Officially founding the label in his Santa Barbara college dorm room in 1996, Aoki's path to success came through learning the DIY route in all aspects of business from recording to marketing and distribution. To this day, he keeps a hand on most of those areas himself (his next-door neighbor is actually Dim Mak's primary distributor). As bands such as the Kills started breaking big, Aoki says, he had to learn to grow his business on the fly. One such learning experience involved Bloc Party, who were a totally unknown band months prior to the release of their debut album, Silent Alarm, which initially sold 350,000 copies. That success led to a deal with Vice Records for the U.S. release.

“We weren't even prepared to do anything of that scale and work with labels of that scale,” Aoki says. “And it was incredible to see it go from there.
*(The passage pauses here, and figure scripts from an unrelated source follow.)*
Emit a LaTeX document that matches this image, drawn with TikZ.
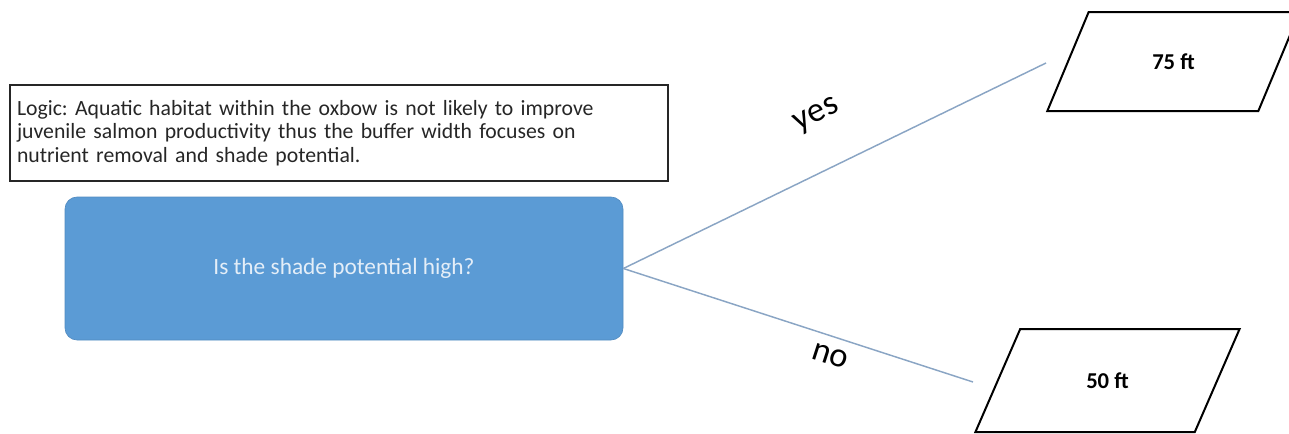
\documentclass[tikz,border=0pt]{standalone}
\usepackage{fontspec}
\setmainfont{Carlito}
\usetikzlibrary{positioning, shapes.geometric}

\definecolor{boxblue}{HTML}{5B9BD5}
\definecolor{linkblue}{HTML}{8AA5C4}
\definecolor{lighttext}{HTML}{E4EEF8}

\frenchspacing

\begin{document}
\begin{tikzpicture}[
    x=0.75pt, y=-0.75pt,
    font=\fontsize{16.3}{17.6}\selectfont,
    logicbox/.style={draw=black!85, line width=1.5pt, text width=483pt,
        minimum height=72pt, inner sep=5pt, align=left, text=black!85},
    question/.style={rectangle, rounded corners=9pt, fill=boxblue,
        draw=boxblue!90!black, line width=0.5pt, minimum width=418.5pt,
        minimum height=107.25pt, text=lighttext,
        font=\fontsize{17.5}{20}\selectfont},
    answer/.style={trapezium, trapezium stretches=true, draw=black,
        line width=1.5pt, font=\fontsize{17}{20}\selectfont\bfseries},
    branch/.style={draw=linkblue, line width=1.1pt},
    branchlabel/.style={font=\fontsize{26}{28}\selectfont}
]

% frame
\useasboundingbox (0,0) rectangle (1289,433);

% logic note
\node[logicbox] (logic) at (339,133)
{Logic: Aquatic habitat within the oxbow is not likely to improve\\
juvenile salmon productivity thus the buffer width focuses on\\
nutrient removal and shade potential.};

% question
\node[question] (question) at (344,268.5) {Is the shade potential high?};

% answers
\node[answer, trapezium left angle=63.2, trapezium right angle=116.8,
    minimum width=189.75pt, minimum height=74.25pt] (wide) at (1173.5,61.5) {75 ft};
\node[answer, trapezium left angle=62, trapezium right angle=118,
    minimum width=198.75pt, minimum height=77.25pt] (narrow) at (1107.5,380.5) {50 ft};

% branches
\coordinate (yesend) at (1046,63);
\coordinate (noend) at (973,382);
\draw[branch] (question.east) -- (yesend);
\draw[branch] (question.east) -- (noend);

\node[branchlabel, rotate=26] (yeslabel) at (817,116) {yes};
\node[branchlabel, rotate=-18] (nolabel) at (830,356) {no};

\end{tikzpicture}
\end{document}
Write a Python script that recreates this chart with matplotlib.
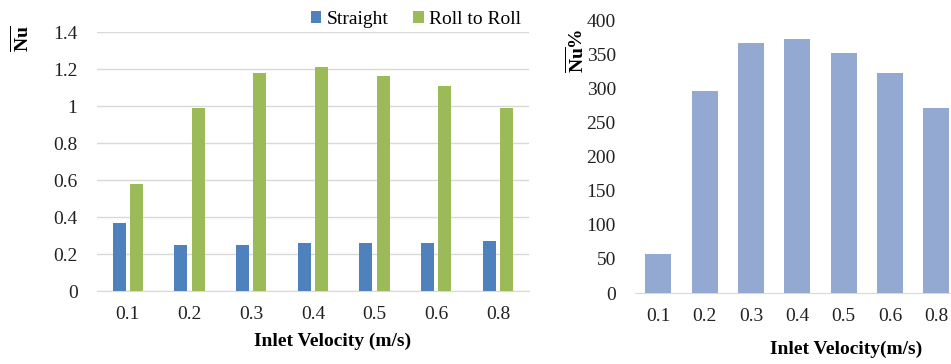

There's no chart pathway; I just heard this demo from a band I really like.”

Even in cases where the records Dim Mak released didn't sell well, Aoki was never opposed to taking risks on artists he deemed to be great. He remembers signing a folk band called Young People that he loved enough to give them a shot. He signed former blues band the Soledad Brothers, whom he discovered while on tour with the Kills. When he heard Brooklyn-based experimental, instrumental band Battles, Aoki jumped at the chance to put out their 2004 effort, B EP.

This weekend, Aoki returns to where his music career began to celebrate the 20th anniversary of Dim Mak with an all-day party on the sand in Huntington Beach, as well as a solid handful of artists in genres ranging from trap to trance. “The thing about Dim Mak is that we're not shackled to one type of music, and we're a music-loving label,” Aoki says. “That's how we survived the different epochs where labels came and went. We weren't the coolest label, we weren't the most popular label, but we definitely had an impact in all these genres.”

The trail of successful Dim Mak releases—which includes such recent acts as The Chainsmokers and Max Styler (who is also on the bill this weekend)—show a change in music trends globally, as well as for Aoki personally, as his tastes are as vast as his travels. “There's a lot of luck involved with this as well,” Aoki says. “Just following your gut and following where life takes you—it's a choose-your-own-adventure game constantly.”

All along, Aoki has been leading his own successful trail as a DJ. In fact, he was already a budding talent in the DJ world in the years before the term EDM was even a thought. But pursuing his dream and becoming a star is not where the story ends for Aoki. He hopes to stay relevant—at least for another 20 years—and continue keeping his ears open for the next big thing.

At the moment, though, he says it feels good to sit back and enjoy what he's created with the community that helped him scratch the surface of his vision. “OC is where I was raised, my adolescent years,” Aoki says. “It's where I picked up my first guitar, where I picked up my first TASCAM recorder, which lead to what I do now, producing music electronically. So for me to come back and do that for the EDM fans is a trip. I'm so happy it's happening; it's gonna be really sentimental for me.”

Dim Mak 20th Anniversary: SoCal Edition, featuring Steve Aoki, Migos, DVBBS, Autoerotique, Max Styler, R3LL and special guests, at Bolsa Chica State Beach, 17851 Pacific Coast Hwy., Huntington Beach; www.thesocialgroup.com. Sat., 2-9 p.m. $20-$80. 18+.